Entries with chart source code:
▬▬▬

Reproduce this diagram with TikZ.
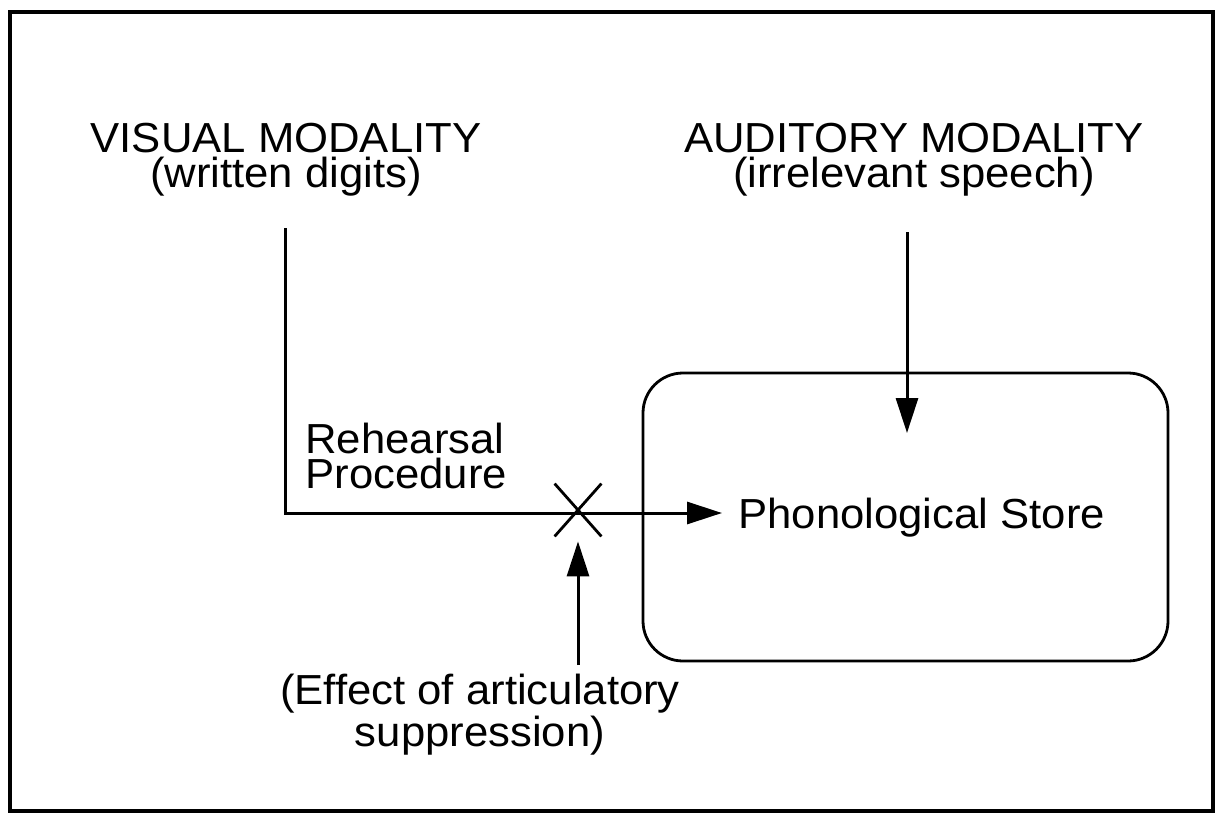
\documentclass[tikz,border=0pt]{standalone}
\usepackage{fontspec}
\setmainfont{Liberation Sans}[FakeStretch=1.04]
\usetikzlibrary{arrows.meta,shapes.misc}
\begin{document}
\begin{tikzpicture}[x=0.5pt,y=-0.5pt,
  lbl/.style={font=\fontsize{21pt}{17.5pt}\selectfont, inner sep=0pt, align=center},
  conn/.style={line width=1.5pt},
  arr/.style={conn,-{Triangle[length=17.5pt,width=11pt]}},
]
\useasboundingbox (0,0) rectangle (1220,819);
\draw[line width=1.6pt] (10,12) rectangle (1213,811);
\node[draw, line width=1.4pt, rounded corners=20pt, minimum width=262.5pt, minimum height=144pt, inner sep=0pt] (store) at (905.5,517) {};
\node[lbl, anchor=base] (vis) at (286,187) {VISUAL MODALITY\\(written digits)};
\node[lbl, anchor=base] (aud) at (914,187) {AUDITORY MODALITY\\(irrelevant speech)};
\node[lbl, anchor=base west, align=left] (reh) at (305,488) {Rehearsal\\Procedure};
\node[lbl, anchor=base west, inner xsep=8pt] (phon) at (722,528) {Phonological Store};
\node[lbl, anchor=base] (eff) at (480,746) {(Effect of articulatory\\suppression)};
\node[draw, cross out, line width=1.4pt, minimum width=22pt, minimum height=25pt, inner sep=0pt] (cross) at (578,510) {};
\coordinate (v0) at (285,228);
\coordinate (vturn) at (285,513);
\draw[arr] (v0) -- (vturn) -- (vturn -| phon.west);
\coordinate (a0) at (907,232);
\coordinate (a1) at (907,433);
\draw[arr] (a0) -- (a1);
\coordinate (s0) at (578,665);
\draw[arr, shorten >=2.5pt] (s0) -- (cross.south);
\end{tikzpicture}
\end{document}
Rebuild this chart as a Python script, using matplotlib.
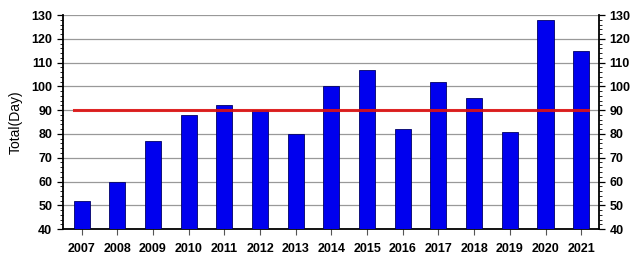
import matplotlib.pyplot as plt
from matplotlib.ticker import MultipleLocator

years = ['2007', '2008', '2009', '2010', '2011', '2012', '2013', '2014',
         '2015', '2016', '2017', '2018', '2019', '2020', '2021']
days = [52, 60, 77, 88, 92, 90, 80, 100, 107, 82, 102, 95, 81, 128, 115]
mean_line = 90

plt.rcParams['font.family'] = ['Liberation Sans', 'DejaVu Sans']

fig = plt.figure(figsize=(6.4, 2.6), dpi=100)
ax = fig.add_axes([0.098, 0.119, 0.838, 0.823])

x = list(range(len(years)))
ax.bar(x, [d - 40 for d in days], bottom=40, width=0.45, color='#0000ee',
       edgecolor='#000066', linewidth=0.6, zorder=3)
# mean line spans from just before the first bar to just past the last one
ax.plot([-0.2, len(years) - 0.8], [mean_line, mean_line], color='#dd1111',
        linewidth=2.2, zorder=4, alpha=0.9)

ax.set_xlim(-0.53, len(years) - 0.5)
ax.set_ylim(40, 130)
ax.yaxis.set_major_locator(MultipleLocator(10))
ax.yaxis.set_minor_locator(MultipleLocator(2))
ax.grid(axis='y', color='#999999', linewidth=0.9, zorder=0)
ax.set_axisbelow(True)

ax.set_xticks(x)
ax.set_xticklabels(years, fontsize=9, fontweight='bold')
ax.tick_params(axis='x', length=4, width=0.8, color='#555555', pad=6)
ax.tick_params(axis='y', which='major', length=4, width=0.9, labelsize=9,
               right=True, labelright=True)
ax.tick_params(axis='y', which='minor', length=2, width=0.6, right=True)
for lab in ax.get_yticklabels():
    lab.set_fontweight('bold')

ax.spines['top'].set_visible(False)
for s in ['left', 'right', 'bottom']:
    ax.spines[s].set_linewidth(1.3)

ax.set_ylabel('Total(Day)', fontsize=10, labelpad=6)

fig.savefig('out.png', dpi=100)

▬▬▬

YOUR GOAL: Make an exact copy of the records above, with the pictures left out.

EXPECTED ANSWER:
Reproduce this diagram with TikZ.
\documentclass[tikz,border=0pt]{standalone}
\usepackage{fontspec}
\setmainfont{Liberation Sans}[FakeStretch=1.04]
\usetikzlibrary{arrows.meta,shapes.misc}
\begin{document}
\begin{tikzpicture}[x=0.5pt,y=-0.5pt,
  lbl/.style={font=\fontsize{21pt}{17.5pt}\selectfont, inner sep=0pt, align=center},
  conn/.style={line width=1.5pt},
  arr/.style={conn,-{Triangle[length=17.5pt,width=11pt]}},
]
\useasboundingbox (0,0) rectangle (1220,819);
\draw[line width=1.6pt] (10,12) rectangle (1213,811);
\node[draw, line width=1.4pt, rounded corners=20pt, minimum width=262.5pt, minimum height=144pt, inner sep=0pt] (store) at (905.5,517) {};
\node[lbl, anchor=base] (vis) at (286,187) {VISUAL MODALITY\\(written digits)};
\node[lbl, anchor=base] (aud) at (914,187) {AUDITORY MODALITY\\(irrelevant speech)};
\node[lbl, anchor=base west, align=left] (reh) at (305,488) {Rehearsal\\Procedure};
\node[lbl, anchor=base west, inner xsep=8pt] (phon) at (722,528) {Phonological Store};
\node[lbl, anchor=base] (eff) at (480,746) {(Effect of articulatory\\suppression)};
\node[draw, cross out, line width=1.4pt, minimum width=22pt, minimum height=25pt, inner sep=0pt] (cross) at (578,510) {};
\coordinate (v0) at (285,228);
\coordinate (vturn) at (285,513);
\draw[arr] (v0) -- (vturn) -- (vturn -| phon.west);
\coordinate (a0) at (907,232);
\coordinate (a1) at (907,433);
\draw[arr] (a0) -- (a1);
\coordinate (s0) at (578,665);
\draw[arr, shorten >=2.5pt] (s0) -- (cross.south);
\end{tikzpicture}
\end{document}
Rebuild this chart as a Python script, using matplotlib.
import matplotlib.pyplot as plt
from matplotlib.ticker import MultipleLocator

years = ['2007', '2008', '2009', '2010', '2011', '2012', '2013', '2014',
         '2015', '2016', '2017', '2018', '2019', '2020', '2021']
days = [52, 60, 77, 88, 92, 90, 80, 100, 107, 82, 102, 95, 81, 128, 115]
mean_line = 90

plt.rcParams['font.family'] = ['Liberation Sans', 'DejaVu Sans']

fig = plt.figure(figsize=(6.4, 2.6), dpi=100)
ax = fig.add_axes([0.098, 0.119, 0.838, 0.823])

x = list(range(len(years)))
ax.bar(x, [d - 40 for d in days], bottom=40, width=0.45, color='#0000ee',
       edgecolor='#000066', linewidth=0.6, zorder=3)
# mean line spans from just before the first bar to just past the last one
ax.plot([-0.2, len(years) - 0.8], [mean_line, mean_line], color='#dd1111',
        linewidth=2.2, zorder=4, alpha=0.9)

ax.set_xlim(-0.53, len(years) - 0.5)
ax.set_ylim(40, 130)
ax.yaxis.set_major_locator(MultipleLocator(10))
ax.yaxis.set_minor_locator(MultipleLocator(2))
ax.grid(axis='y', color='#999999', linewidth=0.9, zorder=0)
ax.set_axisbelow(True)

ax.set_xticks(x)
ax.set_xticklabels(years, fontsize=9, fontweight='bold')
ax.tick_params(axis='x', length=4, width=0.8, color='#555555', pad=6)
ax.tick_params(axis='y', which='major', length=4, width=0.9, labelsize=9,
               right=True, labelright=True)
ax.tick_params(axis='y', which='minor', length=2, width=0.6, right=True)
for lab in ax.get_yticklabels():
    lab.set_fontweight('bold')

ax.spines['top'].set_visible(False)
for s in ['left', 'right', 'bottom']:
    ax.spines[s].set_linewidth(1.3)

ax.set_ylabel('Total(Day)', fontsize=10, labelpad=6)

fig.savefig('out.png', dpi=100)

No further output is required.